Things you might not like about this desk include:
- Most do not provide privacy screen partitions between workspaces.
- It can be challenging to separate workspaces, which can cause relational friction if the people sharing the desk have differing neatness standards.
14. Floating Desk
Floating desks attach to the wall. Some are simply a long shelf for workspace, while others include shelf space above or below the working area for storage. You usually face the wall, but some jut out like a table so that the wall is on one side of you instead.
Floating desks’ versatility allows them to :
- Save floor space in smaller rooms
- Double as a storage shelf when not in use as a workspace
- Accommodate more than one person if long enough and with extra chairs
There are some qualities you need to consider before committing to a floating desk:
- If they’re built-ins, they can affect your ability to sell your home if the next buyer doesn’t want a desk in that room.
- You can’t feed cords behind them if you have a desktop computer.
15. Lap Desk
Lap desks allow you to place your work or laptop directly on your lap.
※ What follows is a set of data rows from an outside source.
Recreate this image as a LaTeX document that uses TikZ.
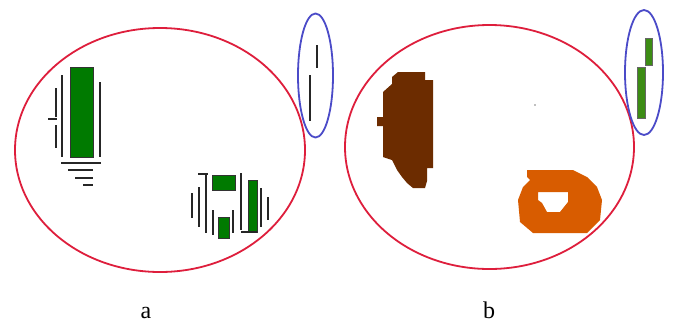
\documentclass[tikz,border=0pt]{standalone}
\usepackage{fontspec}
\setmainfont{Liberation Serif}
\usepackage{tikz}
\definecolor{zonered}{RGB}{222,30,60}
\definecolor{probeblue}{RGB}{75,75,200}
\definecolor{cellgreen}{RGB}{0,122,0}
\definecolor{leafgreen}{RGB}{60,140,20}
\definecolor{lobebrown}{RGB}{108,44,0}
\definecolor{ringorange}{RGB}{216,92,0}
\tikzset{
  zone/.style={draw=zonered, line width=1.8pt},
  probe/.style={draw=probeblue, line width=1.8pt},
  tick/.style={draw=black!85, line width=2.8pt},
  cell/.style={fill=cellgreen, draw=black!80, line width=0.4pt},
  leaf/.style={fill=leafgreen, draw=black!60, line width=0.3pt},
  lbl/.style={font=\fontsize{24}{24}\selectfont, inner sep=0pt, anchor=base}
}
\begin{document}
\begin{tikzpicture}[x=1pt,y=-1pt]
\useasboundingbox (0,0) rectangle (674,322);
\fill[white] (0,0) rectangle (674,322);

% panel a
\draw[zone] (160,150) ellipse [x radius=145, y radius=122];
\draw[probe] (315.5,75.5) ellipse [x radius=17.5, y radius=62];
\draw[tick] (317,45) -- (317,68);
\draw[tick] (310,75) -- (310,121);

\fill[cell] (70,67) rectangle (93,157);
\draw[tick] (62,75) -- (62,157);
\draw[tick] (100,82) -- (100,157);
\draw[tick] (56,88) -- (56,117);
\draw[tick] (56,125) -- (56,148);
\draw[tick] (48,119) -- (57,119);
\draw[tick] (61,163) -- (101,163);
\draw[tick] (68,170) -- (93,170);
\draw[tick] (75,178) -- (93,178);
\draw[tick] (83,185) -- (93,185);

\fill[cell] (212,175) rectangle (235,190);
\fill[cell] (248,180) rectangle (257,232);
\fill[cell] (218,217) rectangle (229,238);
\draw[tick] (198,174) -- (208,174);
\draw[tick] (192,193) -- (192,218);
\draw[tick] (199,187) -- (199,227);
\draw[tick] (206,175) -- (206,233);
\draw[tick] (213,210) -- (213,235);
\draw[tick] (233,210) -- (233,233);
\draw[tick] (241,173) -- (241,230);
\draw[tick] (261,188) -- (261,227);
\draw[tick] (268,197) -- (268,220);
\draw[tick] (241,232) -- (257,232);

\node[lbl] (la) at (146,318) {a};

% panel b
\draw[zone] (489.5,147) ellipse [x radius=144.5, y radius=122];
\draw[probe] (644,72.5) ellipse [x radius=19, y radius=62.5];
\fill[leaf] (645,38) rectangle (652,65);
\fill[leaf] (637,67) rectangle (645,118);

\fill[lobebrown] (398,72) -- (425,72) -- (425,80) -- (433,80) -- (433,168)
  -- (427,168) -- (427,181) -- (425,188) -- (413,188) -- (407,183)
  -- (402,177) -- (397,170) -- (392,160) -- (383,157) -- (383,126)
  -- (377,126) -- (377,117) -- (383,117) -- (383,92) -- (392,84)
  -- (392,77) -- cycle;

\fill[ringorange, even odd rule]
  (527,170) -- (573,170) -- (587,177) -- (597,187) -- (602,200)
  -- (600,220) -- (587,233) -- (533,233) -- (520,222) -- (518,200)
  -- (523,187) -- (530,180) -- (527,177) -- cycle
  (538,192) -- (568,192) -- (568,202) -- (560,212) -- (547,212)
  -- (542,203) -- (538,200) -- cycle;

\fill[black!50] (535,105) circle (0.8);

\node[lbl] (lb) at (489,318) {b};
\end{tikzpicture}
\end{document}
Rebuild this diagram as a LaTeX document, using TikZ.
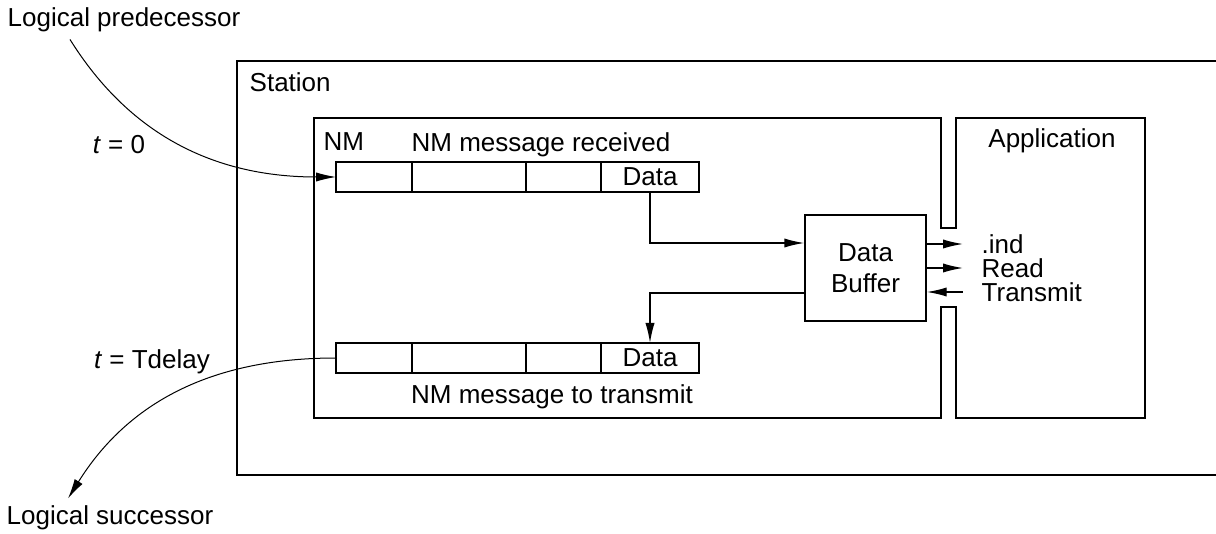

They come in a variety of styles and sizes. Some are just a board, while others slant to be more ergonomic for typing, have space for a mouse, or include storage space.
Some features that might make a lap desk attractive are that they:
- Are portable
- Don’t take up floor space
- Allow you to work from your favorite chair, couch, bed, or even your car
Lap desks do come with limitations:
- They provide minimal workspace.
- They offer minimal storage space, so you’ll need another place to keep office supplies or files.
16. Drafting Tables
Drafting tables are the ideal workspace for people who draw or look at large sheets of paper during their workday. The desktop slants to become an angled working surface. Some also combine storage space for paper and supplies.
A drafting table provides these benefits:
- A work surface that you can adjust to the angle you need
- A ledge to prevent writing utensils from rolling off
- Ample space underneath to move your chair
The only real drawback of a drafting table is that:
- Most don’t come with an extra workspace for a computer, scanner, or other modern office equipment.
- The mechanisms for raising, lowering, and changing desk angles can be tricky to use.
Some Closing Words About Desks
And there you have it, the different types of desks explained. People around the world and across the years have developed different types of desks for their working needs. Some are multipurpose, while others are for specific tasks. Desks can accommodate one person or several people.
No matter your room size, storage needs, or aesthetic tastes, you can find a desk to fit your purposes. Choosing the right desk can make a world of difference in how you feel at the end of your workday.